Committee Markup of Small Business BillsJune 10, 2015
Today, Wednesday, June 10, the House Committee on Small Business is holding a markup to consider four legislative measures: the Veterans Entrepreneurship Act of 2015 (H.R. 2499), the Superstorm Sandy Relief Act (H.R. 208), the Small Business Investment Company Capital Act of 2015 (H.R. 1023), and the Microloan Modernization Act of 2015 (H.R. 2670).
The Veterans Entrepreneurship Act of 2015, introduced by Chairman Steve Chabot (R-Ohio), would help veterans in starting their own small businesses by removing barriers to capital. The legislation amends the Small Business Act to waive the upfront guarantee fee for a U.S. Small Business Administration (SBA) 7(a) express loan. This increased access to private capital would subsequently apply to both veterans and the spouses of veterans in starting a small business.

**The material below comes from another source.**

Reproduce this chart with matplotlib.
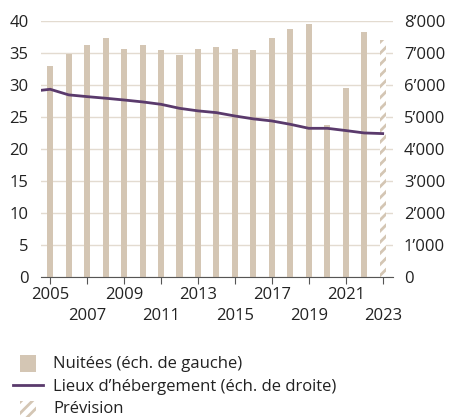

The second measure being considered is the Superstorm Sandy Relief Act introduced by Ranking Member Nydia Velázquez (D-N.Y.) which would reopen the SBA’s Disaster Loan Program to help small businesses and firms still struggling from the aftermath of the storm. Specifically, the bill would require the Administrator of the SBA, Maria Contreras-Sweet, to reestablish the loan program under which a small business, homeowner, or renter who was relocated within a declared major disaster area during Superstorm Sandy in 2012 may apply for a disaster loan. These loans could be used to repair or replace property damaged or destroyed because of the storm, or assist a small business that suffered substantial economic injury because of it.
Next, the Small Business Investment Company Capital Act of 2015, introduced by Chairman Chabot and Rep. David Cicilline (D-R.I.) is being taken up. This bill would increase from $225 million to $350 million the maximum amount of outstanding leverage to be made available by the SBA to two or more commonly controlled Small Business Investment Companies (SBIC) that have been consistently successful. The SBIC is a key source of early funding for entrepreneurs, while also providing a feasible alternative for small businesses to obtain capital when traditional lending methods have not been viable.. If this leverage cap were raised, SBICs would substantially increase new small-business investing per year. Ideally, this would lend itself to heightened entrepreneurial activity and small-business ownership.
Finally, the committee is marking up the Microloan Modernization Act of 2015 introduced by Rep. Seth Moulton (D-Mass.) which would amend the Small Business Act to provide for expanded participation in the microloan program. The legislation would do this specifically by allowing for intermediary lenders to apply for fee waivers, increase the microloan-lending limit, and extend repayment terms for loans to small businesses. This would provide more incentive and security for both lenders and small businesses to participate. The Microloan program provides loans up to $50,000 to help small businesses start up and expand, with average microloans of roughly $13,000. The loans can then be used for working capital, inventory, supplies, furniture, machinery, or equipment, among other functions in small business operations.
It is uncertain at this time whether these four measures will be considered on the House floor in the near future.